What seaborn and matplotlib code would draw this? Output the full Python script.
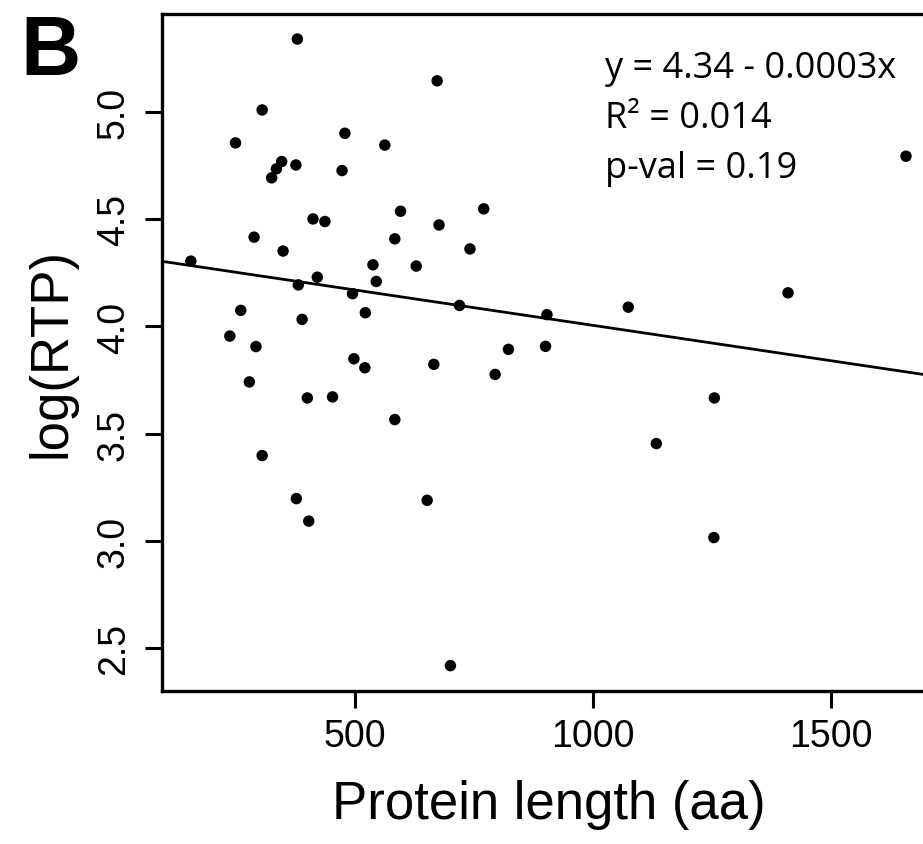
_ _ _ _
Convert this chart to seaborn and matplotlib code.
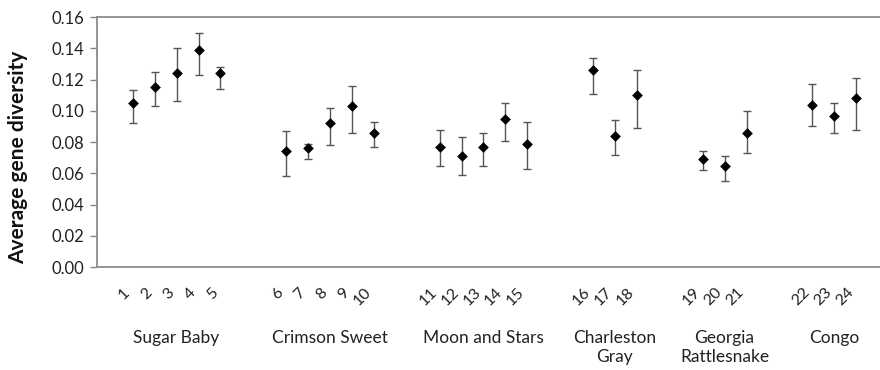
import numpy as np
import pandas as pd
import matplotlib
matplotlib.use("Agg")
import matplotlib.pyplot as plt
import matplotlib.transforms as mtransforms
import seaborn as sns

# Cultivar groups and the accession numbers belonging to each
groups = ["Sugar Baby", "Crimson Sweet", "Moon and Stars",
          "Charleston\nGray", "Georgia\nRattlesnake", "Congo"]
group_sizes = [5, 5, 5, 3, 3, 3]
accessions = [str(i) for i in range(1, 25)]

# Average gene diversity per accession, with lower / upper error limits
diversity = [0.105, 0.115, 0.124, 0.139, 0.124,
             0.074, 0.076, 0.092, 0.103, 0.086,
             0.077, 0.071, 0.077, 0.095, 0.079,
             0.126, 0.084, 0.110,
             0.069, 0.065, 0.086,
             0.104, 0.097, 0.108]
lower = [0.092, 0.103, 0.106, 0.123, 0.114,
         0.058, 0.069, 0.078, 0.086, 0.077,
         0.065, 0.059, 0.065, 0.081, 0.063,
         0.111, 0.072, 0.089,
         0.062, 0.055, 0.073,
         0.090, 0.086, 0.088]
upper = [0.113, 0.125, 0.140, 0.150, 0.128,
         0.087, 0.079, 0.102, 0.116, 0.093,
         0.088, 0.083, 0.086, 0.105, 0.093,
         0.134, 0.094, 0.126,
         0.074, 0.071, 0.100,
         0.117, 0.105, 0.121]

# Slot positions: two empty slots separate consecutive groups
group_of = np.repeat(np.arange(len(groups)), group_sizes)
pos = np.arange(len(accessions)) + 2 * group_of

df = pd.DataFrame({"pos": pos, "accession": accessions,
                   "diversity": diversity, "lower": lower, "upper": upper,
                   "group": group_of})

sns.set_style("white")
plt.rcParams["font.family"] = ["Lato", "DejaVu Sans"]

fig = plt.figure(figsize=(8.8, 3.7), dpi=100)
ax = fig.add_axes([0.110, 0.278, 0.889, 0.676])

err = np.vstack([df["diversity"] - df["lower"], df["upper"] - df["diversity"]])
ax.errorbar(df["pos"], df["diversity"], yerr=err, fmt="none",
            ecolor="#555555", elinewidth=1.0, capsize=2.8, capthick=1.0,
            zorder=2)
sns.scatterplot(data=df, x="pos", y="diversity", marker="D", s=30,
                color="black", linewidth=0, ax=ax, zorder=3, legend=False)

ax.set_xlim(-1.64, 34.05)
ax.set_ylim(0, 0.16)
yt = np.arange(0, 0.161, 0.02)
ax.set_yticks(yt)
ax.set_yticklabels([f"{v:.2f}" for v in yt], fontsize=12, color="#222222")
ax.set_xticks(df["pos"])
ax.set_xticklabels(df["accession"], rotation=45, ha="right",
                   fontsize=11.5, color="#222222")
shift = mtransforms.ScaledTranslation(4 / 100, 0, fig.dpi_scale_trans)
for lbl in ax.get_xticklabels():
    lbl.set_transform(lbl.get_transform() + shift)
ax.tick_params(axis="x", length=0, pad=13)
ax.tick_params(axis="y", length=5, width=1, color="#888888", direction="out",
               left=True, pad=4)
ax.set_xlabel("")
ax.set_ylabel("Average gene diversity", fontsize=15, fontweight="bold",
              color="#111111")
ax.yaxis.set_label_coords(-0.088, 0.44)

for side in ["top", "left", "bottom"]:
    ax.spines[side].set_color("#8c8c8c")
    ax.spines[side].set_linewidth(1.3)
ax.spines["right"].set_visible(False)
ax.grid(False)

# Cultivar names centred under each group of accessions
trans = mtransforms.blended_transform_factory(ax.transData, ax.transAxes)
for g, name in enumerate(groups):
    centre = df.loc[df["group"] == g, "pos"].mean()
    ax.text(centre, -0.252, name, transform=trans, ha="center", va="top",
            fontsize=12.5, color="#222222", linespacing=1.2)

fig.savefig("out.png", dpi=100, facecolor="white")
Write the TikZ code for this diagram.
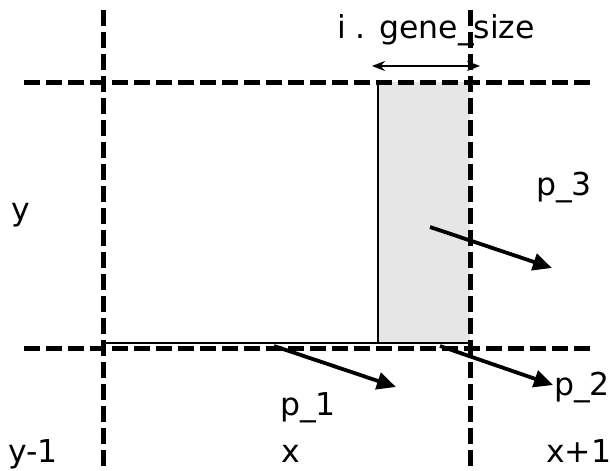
_ _ _ _
## [Problem requirements]
The lines to print start at the line containing "Convert this chart" and end at the line containing "import seaborn as sns"; print them exactly, both ends included, and leave out every picture.

## [Reply to the exercise]
Convert this chart to seaborn and matplotlib code.
import numpy as np
import pandas as pd
import matplotlib
matplotlib.use("Agg")
import matplotlib.pyplot as plt
import matplotlib.transforms as mtransforms
import seaborn as sns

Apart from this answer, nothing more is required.